Le pain, aussi, est un vecteur de communication. Étrange, puisque la plupart des vaches ne mangent jamais de pain, étant herbivores ! Mais dans cette vallée, le partage du pain est devenu essentiel pour l’animal. Pour la vache, comme pour l’éleveur, cette pratique est le signe d’une communauté de destin, de compagnonnage. Elle ouvre le monde du symbole entre un animal et un humain. « Les mots ne conviennent pas, assure Claudine Bories. Eux restent dans l’ordre de l’échange entre humains. En revanche, la vache a une présence mystérieuse. »
Lorsque Patrice Chagnard a commencé à filmer Vedette, il était conscient de son étrangeté, du point de vue du bovidé. Il avait un outil dans les mains, une caméra, que la vache ne reconnaissait pas. Elle ne retrouvait pas ses repères. Vedette a donc d’abord voulu la lécher, puis la manger.
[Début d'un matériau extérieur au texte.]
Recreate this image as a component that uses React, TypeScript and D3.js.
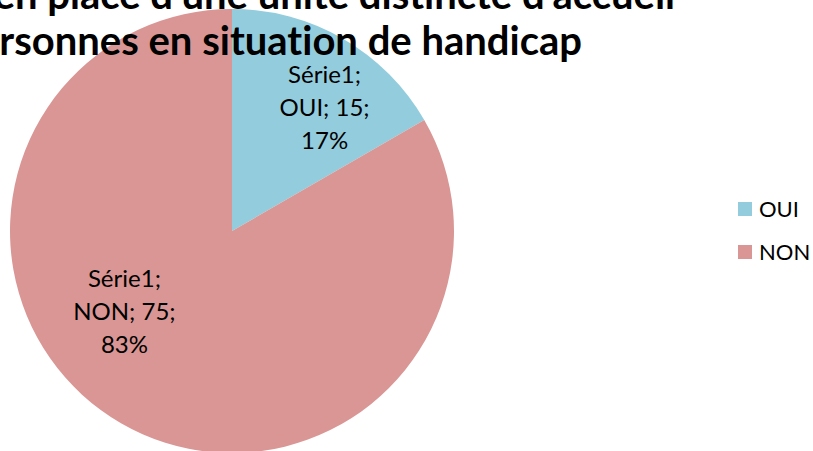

Interdit ! Mais comment obtenir l’approbation d’un être vivant ? Comment filmer un animal sans le traiter comme un objet ? « On a voulu essayer, à travers la durée des plans, de sortir du temps propre aux humains. » C’est une manière de se rapprocher, d’intégrer la temporalité de l’animal : accepter et être capable de se reposer. Pour les réalisateurs, c’était un bonheur de renoncer au temps des humains pour rentrer dans ce temps de repos.
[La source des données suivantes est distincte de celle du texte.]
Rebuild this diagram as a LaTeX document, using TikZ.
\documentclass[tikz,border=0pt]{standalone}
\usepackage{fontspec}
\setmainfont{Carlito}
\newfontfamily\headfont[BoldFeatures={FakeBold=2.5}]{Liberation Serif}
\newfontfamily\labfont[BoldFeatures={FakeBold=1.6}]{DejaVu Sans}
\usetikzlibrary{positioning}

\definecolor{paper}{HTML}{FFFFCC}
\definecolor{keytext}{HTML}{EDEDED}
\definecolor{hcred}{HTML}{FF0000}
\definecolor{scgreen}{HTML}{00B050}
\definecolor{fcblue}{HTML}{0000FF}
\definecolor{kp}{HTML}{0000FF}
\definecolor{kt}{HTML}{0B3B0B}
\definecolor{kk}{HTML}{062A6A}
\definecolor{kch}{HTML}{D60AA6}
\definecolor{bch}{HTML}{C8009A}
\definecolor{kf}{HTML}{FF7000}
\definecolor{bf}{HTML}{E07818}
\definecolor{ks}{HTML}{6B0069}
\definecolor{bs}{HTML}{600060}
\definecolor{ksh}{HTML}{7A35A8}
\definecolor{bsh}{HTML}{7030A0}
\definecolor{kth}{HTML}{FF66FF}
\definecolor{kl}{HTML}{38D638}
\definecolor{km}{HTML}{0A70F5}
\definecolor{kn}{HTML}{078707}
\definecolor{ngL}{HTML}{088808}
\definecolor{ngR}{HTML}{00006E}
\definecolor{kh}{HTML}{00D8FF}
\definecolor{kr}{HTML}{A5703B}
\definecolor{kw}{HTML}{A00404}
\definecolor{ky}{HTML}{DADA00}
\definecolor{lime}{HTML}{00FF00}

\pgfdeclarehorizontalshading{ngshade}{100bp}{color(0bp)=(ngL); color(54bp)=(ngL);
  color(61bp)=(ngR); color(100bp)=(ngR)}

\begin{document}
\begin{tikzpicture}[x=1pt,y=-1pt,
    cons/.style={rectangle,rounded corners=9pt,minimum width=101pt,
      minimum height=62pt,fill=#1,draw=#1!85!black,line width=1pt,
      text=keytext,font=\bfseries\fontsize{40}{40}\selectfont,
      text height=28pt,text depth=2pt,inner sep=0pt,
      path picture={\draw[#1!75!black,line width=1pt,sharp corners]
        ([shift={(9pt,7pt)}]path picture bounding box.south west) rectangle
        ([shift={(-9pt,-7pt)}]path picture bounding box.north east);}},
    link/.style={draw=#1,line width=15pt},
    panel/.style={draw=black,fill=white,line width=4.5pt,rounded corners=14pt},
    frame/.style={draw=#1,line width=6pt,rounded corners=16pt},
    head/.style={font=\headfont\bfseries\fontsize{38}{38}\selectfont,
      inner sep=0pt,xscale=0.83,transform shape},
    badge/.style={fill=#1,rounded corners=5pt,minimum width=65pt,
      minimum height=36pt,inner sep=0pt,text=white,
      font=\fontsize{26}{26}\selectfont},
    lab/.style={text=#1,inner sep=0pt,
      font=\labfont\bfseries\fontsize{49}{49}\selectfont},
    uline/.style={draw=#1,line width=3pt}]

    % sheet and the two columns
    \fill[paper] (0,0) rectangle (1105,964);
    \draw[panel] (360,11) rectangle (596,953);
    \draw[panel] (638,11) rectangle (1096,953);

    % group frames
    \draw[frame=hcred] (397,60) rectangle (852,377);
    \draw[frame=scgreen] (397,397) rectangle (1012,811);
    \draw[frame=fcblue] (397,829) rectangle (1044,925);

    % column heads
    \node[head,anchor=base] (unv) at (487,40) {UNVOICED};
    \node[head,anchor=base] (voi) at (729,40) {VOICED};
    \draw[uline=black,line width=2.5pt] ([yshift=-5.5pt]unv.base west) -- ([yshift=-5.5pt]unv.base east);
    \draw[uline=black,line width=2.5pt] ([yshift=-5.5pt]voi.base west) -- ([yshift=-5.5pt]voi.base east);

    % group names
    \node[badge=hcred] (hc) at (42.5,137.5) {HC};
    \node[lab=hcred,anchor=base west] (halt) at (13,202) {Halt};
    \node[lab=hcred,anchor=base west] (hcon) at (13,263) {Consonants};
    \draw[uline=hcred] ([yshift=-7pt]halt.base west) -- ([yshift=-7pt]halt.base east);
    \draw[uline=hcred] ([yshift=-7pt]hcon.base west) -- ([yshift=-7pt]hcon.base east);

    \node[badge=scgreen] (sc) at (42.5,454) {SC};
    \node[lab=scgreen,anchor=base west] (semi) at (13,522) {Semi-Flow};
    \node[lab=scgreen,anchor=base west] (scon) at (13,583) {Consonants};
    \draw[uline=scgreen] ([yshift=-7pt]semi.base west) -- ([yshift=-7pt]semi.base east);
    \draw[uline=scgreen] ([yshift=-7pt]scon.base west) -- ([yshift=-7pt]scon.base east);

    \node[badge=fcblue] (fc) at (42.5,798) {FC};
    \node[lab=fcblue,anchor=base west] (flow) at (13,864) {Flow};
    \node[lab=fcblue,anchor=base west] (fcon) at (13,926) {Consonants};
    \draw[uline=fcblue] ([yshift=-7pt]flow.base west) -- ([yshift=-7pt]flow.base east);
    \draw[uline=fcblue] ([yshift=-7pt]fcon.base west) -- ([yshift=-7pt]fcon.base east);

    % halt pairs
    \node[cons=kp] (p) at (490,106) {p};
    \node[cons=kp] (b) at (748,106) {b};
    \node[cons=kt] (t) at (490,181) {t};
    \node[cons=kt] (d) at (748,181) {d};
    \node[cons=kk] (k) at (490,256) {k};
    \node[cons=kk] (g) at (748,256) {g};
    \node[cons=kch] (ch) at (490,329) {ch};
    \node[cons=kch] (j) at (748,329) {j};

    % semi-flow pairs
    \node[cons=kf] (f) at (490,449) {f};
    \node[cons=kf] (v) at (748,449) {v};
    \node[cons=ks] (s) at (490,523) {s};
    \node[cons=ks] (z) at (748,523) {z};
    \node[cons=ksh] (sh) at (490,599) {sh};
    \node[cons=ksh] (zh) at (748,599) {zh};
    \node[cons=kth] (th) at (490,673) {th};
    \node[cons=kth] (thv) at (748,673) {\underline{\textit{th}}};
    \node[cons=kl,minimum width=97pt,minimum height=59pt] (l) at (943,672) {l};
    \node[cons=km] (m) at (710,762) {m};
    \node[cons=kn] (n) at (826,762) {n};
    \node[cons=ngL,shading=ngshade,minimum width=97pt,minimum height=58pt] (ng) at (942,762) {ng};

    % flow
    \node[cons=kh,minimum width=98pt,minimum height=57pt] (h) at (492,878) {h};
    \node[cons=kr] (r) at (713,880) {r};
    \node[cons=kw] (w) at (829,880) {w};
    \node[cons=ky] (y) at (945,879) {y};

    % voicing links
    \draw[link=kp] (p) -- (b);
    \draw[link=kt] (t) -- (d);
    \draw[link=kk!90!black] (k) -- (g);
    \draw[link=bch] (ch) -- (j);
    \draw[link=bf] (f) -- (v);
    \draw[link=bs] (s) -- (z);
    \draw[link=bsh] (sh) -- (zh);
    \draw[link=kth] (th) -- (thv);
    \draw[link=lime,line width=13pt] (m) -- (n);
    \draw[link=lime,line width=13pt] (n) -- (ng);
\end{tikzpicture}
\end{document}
Faire bouger les lignes entre humains et animaux
« Je voudrais donner à entendre le pluriel d’animaux dans le singulier : il n’y a pas l’Animal au singulier général, séparé de l’homme par une seule limite indivisible. » Cette phrase de Jacques Derrida, extraite de L’Animal que donc je suis (2002), suggère que la frontière entre l’humain et l’animal est poreuse. Le regard de l’autre, de l’animal, sur nous, et ce qu’il met en œuvre en nous est très profond et étrange. Les deux documentaristes en ont plusieurs fois fait l’expérience au cours du tournage.
Cette étrange proximité qui nous lie aux animaux est souvent niée, réprimée, puis oubliée. L’Église a longtemps cherché à faire interdire les combats naturels entre vaches, au titre que es femelles se comportaient comme des mâles ! Si une fluidité de la sorte trouble parfois l’être humain, encore aujourd’hui, c’est qu’elle nous rappelle notre propre obsession de délimitation genrée. Dans notre société, la masculinité chez une femme est difficilement tolérée ; c’est justement une telle possibilité que ces vaches dominantes incarnent.
Une vache aimée… et mangée
À la fin du documentaire, toutefois, un élément étonnant se produit. À la mort de Vedette, Élise et Nicole décident de manger leur bête. Cet être vivant adoré, qu’elles traitaient comme une semblable, est emmené à l’abattoir. En consommant l’une de leurs vaches, ce qu’elles n’avaient jamais tenté auparavant, les éleveuses déclarent avoir eu tort de ne pas avoir mangé les précédentes ! Se repaître de cette vache, avec qui elles avaient partagé tant de moments de tendresse, leur procure beaucoup d’émotions et éveille en elle des souvenirs communs. Ingurgiter l’autre, pour le garder en nous-même : voilà un acte parfaitement archaïque, et pourtant plein de sens, qui a totalement disparu de notre champ de vision avec l’industrialisation à outrance de l’élevage.
Ces images feraient sans doute bondir les défenseurs de la cause animale. Mais les paysannes n’ont pas à cœur de s’excuser ; elles sont émues. Elle se nourrissent de manière symbolique autant que physique, et semblent en éprouver du bonheur. Absorber un être vivant que l’on a aimé nous renvoie à notre propre comportement animal et, qu’on le veuille ou non, au cannibalisme. Manger l’autre, l’ingérer, le digérer, l’incorporer… Pour ne jamais s’en séparer ?
Sorti le 30 mars 2022, Vedette, de Claudine Bories et Patrice Chagnard, est actuellement à l’affiche.